La question d’Abdoulaye me renvoie à celle que m’avait lancée quasiment dans les mêmes termes Papa Dam Ngingue sous un autre mbar, au quai de pêche de Mbour. « Si l’Europe ne veut pas que les Africains quittent leur pays pour venir chez eux, peut-être faudrait-il qu’elle arrête de prendre leur poisson et leurs minerais, et qu’elle se demande quelles sont ses responsabilités dans la gestion des ressources, poursuit Abdoulaye. Là, on a juste pris un pêcheur qui a fauté parce qu’il a mis son enfant mineur dans une pirogue. Est-ce que ça va faire tilt dans la tête des autres ? Je ne crois pas. »

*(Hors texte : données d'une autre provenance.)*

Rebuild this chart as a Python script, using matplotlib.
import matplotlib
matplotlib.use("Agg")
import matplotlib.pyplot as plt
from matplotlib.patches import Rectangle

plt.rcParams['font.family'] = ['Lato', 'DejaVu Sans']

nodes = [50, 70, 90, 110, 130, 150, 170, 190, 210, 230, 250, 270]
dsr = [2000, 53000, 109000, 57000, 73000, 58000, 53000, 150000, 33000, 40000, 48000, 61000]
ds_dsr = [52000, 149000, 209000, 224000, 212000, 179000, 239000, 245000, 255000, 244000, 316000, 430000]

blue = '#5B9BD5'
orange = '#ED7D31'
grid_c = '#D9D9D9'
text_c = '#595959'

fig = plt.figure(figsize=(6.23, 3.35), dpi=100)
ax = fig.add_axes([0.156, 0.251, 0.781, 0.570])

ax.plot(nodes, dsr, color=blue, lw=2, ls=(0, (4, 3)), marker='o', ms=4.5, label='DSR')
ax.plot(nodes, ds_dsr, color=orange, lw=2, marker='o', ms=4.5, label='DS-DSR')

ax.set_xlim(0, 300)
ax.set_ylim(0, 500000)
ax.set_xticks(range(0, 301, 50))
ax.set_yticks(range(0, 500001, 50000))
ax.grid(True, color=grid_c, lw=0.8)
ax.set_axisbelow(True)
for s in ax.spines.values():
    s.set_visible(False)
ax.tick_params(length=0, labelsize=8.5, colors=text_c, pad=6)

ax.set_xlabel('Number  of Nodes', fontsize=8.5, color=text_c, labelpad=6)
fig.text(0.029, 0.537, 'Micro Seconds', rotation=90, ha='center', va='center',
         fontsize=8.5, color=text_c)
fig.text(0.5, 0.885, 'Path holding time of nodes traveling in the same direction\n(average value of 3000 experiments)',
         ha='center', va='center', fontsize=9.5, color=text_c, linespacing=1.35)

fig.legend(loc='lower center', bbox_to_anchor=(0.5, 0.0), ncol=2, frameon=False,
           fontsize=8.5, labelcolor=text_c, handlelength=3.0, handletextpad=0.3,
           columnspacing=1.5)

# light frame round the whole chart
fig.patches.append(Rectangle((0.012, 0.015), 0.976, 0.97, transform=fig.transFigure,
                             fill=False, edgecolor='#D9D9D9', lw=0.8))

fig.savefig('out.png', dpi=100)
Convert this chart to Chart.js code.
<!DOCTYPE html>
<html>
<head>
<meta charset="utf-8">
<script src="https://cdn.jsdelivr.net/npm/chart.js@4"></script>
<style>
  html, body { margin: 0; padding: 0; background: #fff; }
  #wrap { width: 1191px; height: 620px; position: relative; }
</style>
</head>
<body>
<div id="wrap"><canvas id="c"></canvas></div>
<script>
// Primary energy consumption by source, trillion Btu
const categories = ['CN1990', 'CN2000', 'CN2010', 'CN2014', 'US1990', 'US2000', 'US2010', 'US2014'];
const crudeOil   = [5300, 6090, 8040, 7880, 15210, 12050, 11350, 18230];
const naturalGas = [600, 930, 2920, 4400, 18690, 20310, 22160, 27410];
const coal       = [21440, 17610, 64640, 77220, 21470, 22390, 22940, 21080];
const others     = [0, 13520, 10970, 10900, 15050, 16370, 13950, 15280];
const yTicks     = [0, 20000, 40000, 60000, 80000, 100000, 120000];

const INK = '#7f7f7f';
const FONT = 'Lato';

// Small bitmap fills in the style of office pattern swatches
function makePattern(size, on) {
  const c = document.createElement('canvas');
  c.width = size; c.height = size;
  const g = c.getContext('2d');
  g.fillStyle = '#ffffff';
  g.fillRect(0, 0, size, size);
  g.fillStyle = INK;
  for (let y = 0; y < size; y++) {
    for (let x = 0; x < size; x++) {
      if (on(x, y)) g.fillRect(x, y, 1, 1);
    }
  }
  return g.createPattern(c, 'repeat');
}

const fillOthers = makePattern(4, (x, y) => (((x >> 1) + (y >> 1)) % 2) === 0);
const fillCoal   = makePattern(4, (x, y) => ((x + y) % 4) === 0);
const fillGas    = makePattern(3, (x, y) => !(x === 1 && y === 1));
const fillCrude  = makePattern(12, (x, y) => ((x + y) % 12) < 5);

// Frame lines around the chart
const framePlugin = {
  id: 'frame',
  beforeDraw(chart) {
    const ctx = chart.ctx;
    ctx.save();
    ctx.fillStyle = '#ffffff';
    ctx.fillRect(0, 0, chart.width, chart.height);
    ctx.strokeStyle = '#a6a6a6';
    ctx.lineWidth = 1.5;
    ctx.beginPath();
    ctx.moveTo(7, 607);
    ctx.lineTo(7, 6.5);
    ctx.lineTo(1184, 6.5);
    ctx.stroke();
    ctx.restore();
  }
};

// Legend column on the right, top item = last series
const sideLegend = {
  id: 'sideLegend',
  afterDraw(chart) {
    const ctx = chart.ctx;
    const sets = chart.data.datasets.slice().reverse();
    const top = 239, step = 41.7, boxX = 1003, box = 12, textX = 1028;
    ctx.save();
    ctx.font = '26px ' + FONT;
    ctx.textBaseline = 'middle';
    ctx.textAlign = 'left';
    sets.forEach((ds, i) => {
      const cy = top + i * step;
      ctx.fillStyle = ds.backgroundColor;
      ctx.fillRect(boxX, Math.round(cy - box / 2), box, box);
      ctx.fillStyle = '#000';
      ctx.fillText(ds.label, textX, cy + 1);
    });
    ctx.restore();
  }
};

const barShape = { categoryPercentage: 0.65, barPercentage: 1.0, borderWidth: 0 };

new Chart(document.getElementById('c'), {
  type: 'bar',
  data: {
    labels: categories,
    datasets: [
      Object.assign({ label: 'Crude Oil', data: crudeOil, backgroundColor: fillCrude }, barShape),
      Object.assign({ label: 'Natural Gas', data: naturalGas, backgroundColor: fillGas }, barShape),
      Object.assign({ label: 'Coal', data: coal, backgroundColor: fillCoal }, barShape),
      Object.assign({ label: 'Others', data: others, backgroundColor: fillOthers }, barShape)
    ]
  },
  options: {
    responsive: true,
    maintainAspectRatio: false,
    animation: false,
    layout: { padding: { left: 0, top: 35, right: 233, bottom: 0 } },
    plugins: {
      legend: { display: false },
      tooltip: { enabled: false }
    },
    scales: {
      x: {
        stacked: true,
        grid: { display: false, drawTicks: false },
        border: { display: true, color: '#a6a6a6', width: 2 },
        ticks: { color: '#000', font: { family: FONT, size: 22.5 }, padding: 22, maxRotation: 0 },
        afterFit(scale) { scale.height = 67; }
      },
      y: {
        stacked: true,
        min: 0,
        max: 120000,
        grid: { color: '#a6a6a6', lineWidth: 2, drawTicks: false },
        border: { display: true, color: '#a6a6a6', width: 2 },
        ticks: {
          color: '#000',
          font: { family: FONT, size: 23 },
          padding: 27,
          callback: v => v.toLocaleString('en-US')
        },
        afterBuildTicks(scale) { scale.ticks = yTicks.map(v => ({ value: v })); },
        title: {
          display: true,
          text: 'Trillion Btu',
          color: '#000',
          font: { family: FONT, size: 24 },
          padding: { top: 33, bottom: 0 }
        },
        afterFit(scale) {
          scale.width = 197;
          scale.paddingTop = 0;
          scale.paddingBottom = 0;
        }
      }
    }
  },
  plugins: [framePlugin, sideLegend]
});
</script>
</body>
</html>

La deuxième tasse de thé est servie, « douce comme la vie ». Des enfants sortent de la maison familiale et traînent les moutons vers la mer, pour les laver. Ça me fait penser aux moutons que j’avais vus sur la plage de Yarakh, en banlieue de Dakar, eux aussi lessivés tous les dimanches, pour avoir le pelage blanc et brillant. Dans quelques semaines, ce sera la Tabaski, ainsi qu’on appelle en Afrique de l’Ouest l’Aïd el-Kébir
« Tu les connais bien, les proches de Doudou Faye ?
Oui. Ils font partie de notre comité de pêche.

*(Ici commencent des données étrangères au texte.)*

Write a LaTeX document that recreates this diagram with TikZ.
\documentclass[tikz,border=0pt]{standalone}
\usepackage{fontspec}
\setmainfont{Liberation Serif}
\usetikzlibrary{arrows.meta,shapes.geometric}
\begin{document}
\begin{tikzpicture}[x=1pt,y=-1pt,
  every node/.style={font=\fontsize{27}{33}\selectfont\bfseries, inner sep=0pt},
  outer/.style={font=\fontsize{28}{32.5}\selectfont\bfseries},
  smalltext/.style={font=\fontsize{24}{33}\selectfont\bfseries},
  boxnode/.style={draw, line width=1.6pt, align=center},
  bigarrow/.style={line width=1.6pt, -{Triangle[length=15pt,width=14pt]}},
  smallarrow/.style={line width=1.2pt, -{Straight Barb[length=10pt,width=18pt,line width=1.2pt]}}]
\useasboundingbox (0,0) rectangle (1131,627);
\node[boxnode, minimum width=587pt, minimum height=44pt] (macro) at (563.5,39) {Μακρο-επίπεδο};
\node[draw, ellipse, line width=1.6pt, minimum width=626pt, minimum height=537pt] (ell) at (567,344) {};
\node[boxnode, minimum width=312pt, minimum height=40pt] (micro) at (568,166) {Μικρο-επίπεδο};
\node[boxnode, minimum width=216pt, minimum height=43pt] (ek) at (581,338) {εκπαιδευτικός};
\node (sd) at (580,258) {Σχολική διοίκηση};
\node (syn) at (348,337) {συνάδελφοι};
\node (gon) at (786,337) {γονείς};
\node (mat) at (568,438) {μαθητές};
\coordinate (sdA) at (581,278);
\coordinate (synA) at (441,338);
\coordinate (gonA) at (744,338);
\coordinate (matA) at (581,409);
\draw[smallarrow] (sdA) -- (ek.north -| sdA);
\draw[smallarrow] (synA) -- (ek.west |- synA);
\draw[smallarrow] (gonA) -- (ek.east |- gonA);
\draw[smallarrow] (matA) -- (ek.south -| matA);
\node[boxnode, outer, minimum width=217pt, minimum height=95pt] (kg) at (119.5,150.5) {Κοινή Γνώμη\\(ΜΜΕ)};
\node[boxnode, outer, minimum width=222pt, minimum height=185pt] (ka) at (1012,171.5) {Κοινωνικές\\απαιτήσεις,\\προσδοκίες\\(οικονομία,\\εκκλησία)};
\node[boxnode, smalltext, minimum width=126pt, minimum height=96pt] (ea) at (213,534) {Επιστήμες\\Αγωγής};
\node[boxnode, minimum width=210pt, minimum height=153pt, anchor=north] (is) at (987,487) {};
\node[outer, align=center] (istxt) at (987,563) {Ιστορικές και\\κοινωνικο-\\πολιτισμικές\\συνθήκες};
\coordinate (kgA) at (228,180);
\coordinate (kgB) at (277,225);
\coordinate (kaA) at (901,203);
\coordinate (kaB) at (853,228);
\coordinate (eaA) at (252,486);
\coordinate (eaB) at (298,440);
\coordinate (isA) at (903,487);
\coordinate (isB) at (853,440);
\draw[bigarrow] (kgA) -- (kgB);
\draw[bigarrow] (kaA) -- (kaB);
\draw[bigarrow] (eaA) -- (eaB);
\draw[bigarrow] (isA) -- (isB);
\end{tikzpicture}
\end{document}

Est-ce que tu penses qu’ils seraient d’accord pour me rencontrer ?
Abdoulaye hésite.
Je ne crois pas. Avec la condamnation, vraiment… Ça les a tellement gênés…
C’est devenu une honte pour la famille ?
Oui. C’est très dur. La condamnation n’était pas la bonne approche. Il y a d’autres manières de faire dans les communautés, et c’est ce que notre gouvernement perd parfois de vue. Moi, quand je communique avec les gens dans mon travail, je mets en avant leur culture, ce en quoi ils croient. On ne peut pas dire : “Voilà ce qu’il faut faire.” Les gens sentent qu’on leur donne des ordres, ils n’ont pas envie de les respecter.
Comment tu dirais les choses, toi ?
Quand je parle avec les pêcheurs, je leur dis que l’immigration clandestine n’est pas la solution. Quand ils me disent : “Mais la mer ne donne plus rien !”, je réponds : “Combattons ensemble !” Moi, c’est à ça que je crois. Et il y a des jeunes qui me suivent. Tu vois ce gars-là ?
Abdoulaye me désigne un des hommes en face de nous, en pleine discussion autour du thé.
Quand on faisait la surveillance en mer, pendant quatre ans, toutes les nuits, il m’a accompagné. Il laissait sa famille seule, il n’était pas payé pour ce qu’il faisait mais il y croyait. Il avait compris que si nous réussissions, non seulement il pourrait continuer à vivre de son métier, mais que ses enfants pourraient le faire aussi, ainsi que tous les autres pêcheurs de la communauté. »
Quand on se quitte avec Abdoulaye, après la troisième tasse de thé, celle qui est « sucrée comme l’amour », je le remercie pour son accueil. « C’était un dimanche en famille pour moi aussi, je dis. Et ça fait du bien de se sentir en famille quand on est loin de chez soi. »
Je longe la plage à la fois familière et tellement différente, en espérant reconnaître ma maison de vacances, les rochers d’où je sautais dans l’eau. Des enfants jouent au foot sur le sable, des cris de victoire au but marqué, le ballon qui manque de partir avec une vague. La maison est là, elle n’a pas changé, d’autres se sont juste construites autour. C’est devenu une colonie de vacances. Je discute avec un ouvrier qui fait tourner une bétonnière, son visage s’illumine quand je prononce le nom de mon père. « J’ai travaillé souvent pour lui ! » Je ressens de nouveau cette sensation d’entièreté éprouvée pour la première fois à Mballing, quelques jours avant, quand une des femmes transformatrices s’était souvenue de ma mère. Ma vie entière existe soudain dans cette filiation qu’on me reconnaît et qui, à l’âge que j’ai, ne m’encombre pas. Pas comme quand on a 20 ans et qu’on a besoin de partir pour exister. Comprendre ce dont l’exil m’a privé a un goût amer, doux et sucré, comme le thé.